GIVEN INFORMATION:

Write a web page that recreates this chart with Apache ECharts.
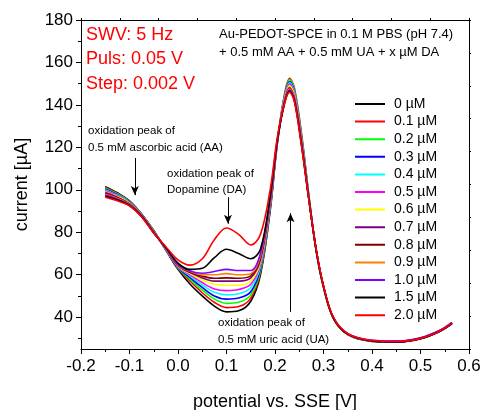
<!DOCTYPE html>
<html>
<head>
<meta charset="utf-8">
<script src="https://cdn.jsdelivr.net/npm/echarts@6/dist/echarts.min.js"></script>
<style>
  html, body { margin: 0; padding: 0; background: #fff; }
  #chart { width: 484px; height: 410px; }
</style>
</head>
<body>
<div id="chart"></div>
<script>
// potential [V]
const xs = [-0.15, -0.125, -0.1, -0.075, -0.05, -0.025, 0, 0.025, 0.05, 0.075, 0.1, 0.125, 0.15, 0.17, 0.19,
  0.205, 0.22, 0.23, 0.24, 0.255, 0.27, 0.285, 0.3, 0.32, 0.35, 0.4, 0.45, 0.5, 0.54, 0.565]

// current [µA], one array per DA concentration
const c00 = [101.5, 98.6, 94.8, 88.6, 80.8, 71.6, 62.5, 55.5, 50, 45.2, 42.5, 43, 47.5, 60, 90, 122, 143, 149, 144.5, 123, 96, 71, 54, 39.5, 31.8, 28.6, 28.2, 29.8, 33.3, 37]
const c01 = [101.1, 98.3, 94.6, 88.5, 80.7, 71.7, 63, 57, 51.5, 47, 44.5, 45, 49, 61, 91, 123, 145.5, 152.5, 148, 126, 97, 71.5, 54.3, 39.7, 31.9, 28.7, 28.3, 29.9, 33.4, 37.1]
const c02 = [100.7, 98, 94.4, 88.4, 80.6, 71.8, 63.2, 57.8, 52.8, 48.5, 46.5, 47, 50.5, 62, 91.5, 123, 145, 152, 147.5, 125.5, 97, 71.5, 54.5, 39.8, 32, 28.8, 28.4, 30, 33.5, 37.2]
const c03 = [100.3, 97.7, 94.2, 88.3, 80.5, 71.9, 63.4, 58.6, 54, 50, 48.5, 49, 52, 63, 92, 123, 144.5, 151, 146.5, 124.5, 96.5, 71.3, 54.3, 39.7, 31.9, 28.8, 28.4, 30, 33.5, 37.2]
const c04 = [99.9, 97.4, 94, 88.2, 80.4, 72, 63.6, 59.4, 55.2, 51.7, 50.5, 51, 54, 64, 92.5, 123, 144, 150.5, 146, 124, 96.5, 71.5, 54.5, 39.8, 32, 28.9, 28.5, 30.1, 33.6, 37.3]
const c05 = [99.5, 97.1, 93.8, 88.1, 80.3, 72.1, 63.8, 60, 56.3, 53.3, 52.5, 53, 55.5, 65, 93, 123, 143.5, 150, 145.5, 123.5, 96, 71.5, 54.5, 39.8, 32, 28.9, 28.5, 30.1, 33.6, 37.3]
const c06 = [99.1, 96.8, 93.6, 88, 80.2, 72.2, 64, 60.5, 57.5, 55.5, 55, 55, 57, 66, 93.5, 123, 143, 149, 144.5, 122.5, 95.5, 71.3, 54.3, 39.7, 32, 28.9, 28.5, 30.1, 33.6, 37.3]
const c07 = [98.7, 96.5, 93.4, 87.9, 80.1, 72.3, 64.2, 61, 58.5, 57, 57, 57, 58.5, 67, 94, 123, 142.5, 148, 143.5, 122, 95.5, 71.5, 54.5, 39.8, 32, 28.9, 28.5, 30.1, 33.6, 37.3]
const c08 = [98.3, 96.2, 93.2, 87.8, 80, 72.4, 64.4, 61.3, 59.3, 58.3, 58.5, 58.3, 59.5, 68, 94.5, 123, 142, 147.5, 143, 121.5, 95.5, 71.5, 54.5, 39.9, 32.1, 29, 28.6, 30.2, 33.7, 37.4]
const c09 = [97.9, 95.9, 93, 87.7, 79.9, 72.5, 64.6, 61.6, 60, 60, 60.5, 60, 60.5, 69, 95, 123.5, 142, 147.5, 143, 121.5, 95.5, 71.5, 54.5, 39.9, 32.1, 29, 28.6, 30.2, 33.7, 37.4]
const c10 = [97.5, 95.6, 92.8, 87.6, 79.8, 72.6, 64.8, 61.8, 60.7, 61.5, 62.5, 62, 62, 70, 95.5, 123.5, 141.5, 147, 142.5, 121, 95.5, 71.7, 54.7, 40, 32.2, 29.1, 28.7, 30.3, 33.8, 37.5]
const c15 = [97, 95.2, 92.6, 87.4, 79.7, 72.8, 65.5, 62.5, 63, 68, 72, 70, 67.5, 72, 97, 124, 141, 146.5, 142, 120.5, 95, 71.5, 54.5, 39.8, 32, 28.8, 28.3, 29.9, 33.4, 37.1]
const c20 = [96.5, 94.8, 92.4, 87.2, 79.6, 73.2, 67, 64.5, 67.5, 76.5, 82, 79, 74, 79, 100, 125, 141, 146, 141.5, 120, 95, 71.8, 54.8, 40.1, 32.2, 29, 28.5, 30, 33.5, 37.2]

const curves = [c00, c01, c02, c03, c04, c05, c06, c07, c08, c09, c10, c15, c20]
const names = ['0 µM', '0.1 µM', '0.2 µM', '0.3 µM', '0.4 µM', '0.5 µM', '0.6 µM', '0.7 µM', '0.8 µM', '0.9 µM', '1.0 µM', '1.5 µM', '2.0 µM']
const colors = ['#000000', '#ff0000', '#00ff00', '#0000ff', '#00ffff', '#ff00ff', '#ffff00', '#800080', '#800000', '#ff8000', '#8000ff', '#000000', '#ff0000']

const yMajor = [40, 60, 80, 100, 120, 140, 160, 180]
const yMinor = [30, 50, 70, 90, 110, 130, 150, 170]

const FONT = 'Liberation Sans, Arial, Helvetica, sans-serif'
// legend sample: a thin bar in the middle of a 30x14 box
const LINE_ICON = 'path://M0,0L0.01,0Z M0,6L30,6L30,8L0,8Z M0,14L0.01,14Z'

const myChart = echarts.init(document.getElementById('chart'))

const series = curves.map((vals, k) => ({
  name: names[k],
  type: 'line',
  xAxisIndex: 0,
  yAxisIndex: 0,
  symbol: 'none',
  smooth: 0.35,
  silent: true,
  lineStyle: { color: colors[k], width: 1.6 },
  itemStyle: { color: colors[k] },
  data: xs.map((x, i) => [x, vals[i]])
}))

// arrows for the annotations
series.push({
  type: 'line',
  xAxisIndex: 0,
  yAxisIndex: 0,
  data: [],
  silent: true,
  markLine: {
    silent: true,
    symbol: ['none', 'arrow'],
    symbolSize: [6, 9],
    label: { show: false },
    lineStyle: { color: '#000', width: 1, type: 'solid' },
    data: [
      [{ coord: [-0.089, 115] }, { coord: [-0.089, 97.5] }],
      [{ coord: [0.103, 96.5] }, { coord: [0.103, 84] }],
      [{ coord: [0.232, 42.5] }, { coord: [0.232, 89] }]
    ]
  }
})

const txt = (text, x, y, size, color) => ({
  type: 'text',
  x: x,
  y: y,
  style: { text: text, fill: color || '#000', font: size + 'px ' + FONT, verticalAlign: 'middle' }
})

const option = {
  animation: false,
  backgroundColor: '#fff',
  grid: { left: 81, right: 15, top: 20, bottom: 61, outerBoundsMode: 'none' },
  legend: {
    data: names.map((n, k) => ({ name: n, icon: LINE_ICON, itemStyle: { color: colors[k] } })),
    orient: 'vertical',
    left: 350,
    top: 92,
    itemWidth: 30,
    itemHeight: 14,
    itemGap: 3.6,
    selectedMode: false,
    textStyle: { fontFamily: FONT, fontSize: 14, color: '#000', padding: [0, 0, 0, 4] }
  },
  xAxis: [
    {
      type: 'value',
      min: -0.2,
      max: 0.6,
      interval: 0.1,
      position: 'bottom',
      name: 'potential vs. SSE [V]',
      nameLocation: 'middle',
      nameGap: 44,
      nameTextStyle: { fontFamily: FONT, fontSize: 18, color: '#000' },
      axisLine: { show: true, onZero: false, lineStyle: { color: '#000', width: 1 } },
      axisTick: { show: true, inside: false, length: 5, lineStyle: { color: '#000' } },
      minorTick: { show: true, splitNumber: 2, length: 3, lineStyle: { color: '#000' } },
      axisLabel: {
        margin: 9,
        fontFamily: FONT,
        fontSize: 17,
        color: '#000',
        formatter: v => v.toFixed(1)
      },
      splitLine: { show: false }
    },
    {
      type: 'value',
      min: -0.2,
      max: 0.6,
      interval: 0.08,
      position: 'top',
      axisLine: { show: true, onZero: false, lineStyle: { color: '#000', width: 1 } },
      axisTick: { show: true, inside: false, length: 2, lineStyle: { color: '#000' } },
      axisLabel: { show: false },
      splitLine: { show: false }
    }
  ],
  yAxis: [
    {
      type: 'value',
      min: 25,
      max: 180,
      position: 'left',
      name: 'current [µA]',
      nameLocation: 'middle',
      nameRotate: 90,
      nameGap: 50,
      nameTextStyle: { fontFamily: FONT, fontSize: 18, color: '#000' },
      axisLine: { show: true, onZero: false, lineStyle: { color: '#000', width: 1 } },
      axisTick: { show: true, length: 5, customValues: yMajor, lineStyle: { color: '#000' } },
      axisLabel: { margin: 8, fontFamily: FONT, fontSize: 17, color: '#000', customValues: yMajor },
      splitLine: { show: false }
    },
    {
      type: 'value',
      min: 25,
      max: 180,
      position: 'left',
      axisLine: { show: false, onZero: false },
      axisTick: { show: true, length: 3, customValues: yMinor, lineStyle: { color: '#000' } },
      axisLabel: { show: false, customValues: yMinor },
      splitLine: { show: false }
    },
    {
      type: 'value',
      min: 25,
      max: 180,
      interval: 15.5,
      position: 'right',
      axisLine: { show: true, onZero: false, lineStyle: { color: '#000', width: 1 } },
      axisTick: { show: true, inside: false, length: 2, lineStyle: { color: '#000' } },
      axisLabel: { show: false },
      splitLine: { show: false }
    }
  ],
  graphic: [
    txt('SWV: 5 Hz', 86, 35, 18, '#ff0000'),
    txt('Puls: 0.05 V', 86, 59, 18, '#ff0000'),
    txt('Step: 0.002 V', 86, 84, 18, '#ff0000'),
    txt('Au-PEDOT-SPCE in 0.1 M PBS (pH 7.4)', 219, 34, 13),
    txt('+ 0.5 mM AA + 0.5 mM UA + x µM DA', 219, 52, 13),
    txt('oxidation peak of', 88, 131, 11.5),
    txt('0.5 mM ascorbic acid (AA)', 88, 148, 11.5),
    txt('oxidation peak of', 167, 174, 11.5),
    txt('Dopamine (DA)', 167, 190, 11.5),
    txt('oxidation peak of', 218, 323, 11.5),
    txt('0.5 mM uric acid (UA)', 218, 340, 11.5)
  ],
  series: series
}

option && myChart.setOption(option)
</script>
</body>
</html>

EXERCISE BRIEF:
Repeat, exactly and in full, each line from the start of the data to the line that contains "0.5, 0.54, 0.565]". Pictures do not go in.

FULL OUTPUT:
Write a web page that recreates this chart with Apache ECharts.
<!DOCTYPE html>
<html>
<head>
<meta charset="utf-8">
<script src="https://cdn.jsdelivr.net/npm/echarts@6/dist/echarts.min.js"></script>
<style>
  html, body { margin: 0; padding: 0; background: #fff; }
  #chart { width: 484px; height: 410px; }
</style>
</head>
<body>
<div id="chart"></div>
<script>
// potential [V]
const xs = [-0.15, -0.125, -0.1, -0.075, -0.05, -0.025, 0, 0.025, 0.05, 0.075, 0.1, 0.125, 0.15, 0.17, 0.19,
  0.205, 0.22, 0.23, 0.24, 0.255, 0.27, 0.285, 0.3, 0.32, 0.35, 0.4, 0.45, 0.5, 0.54, 0.565]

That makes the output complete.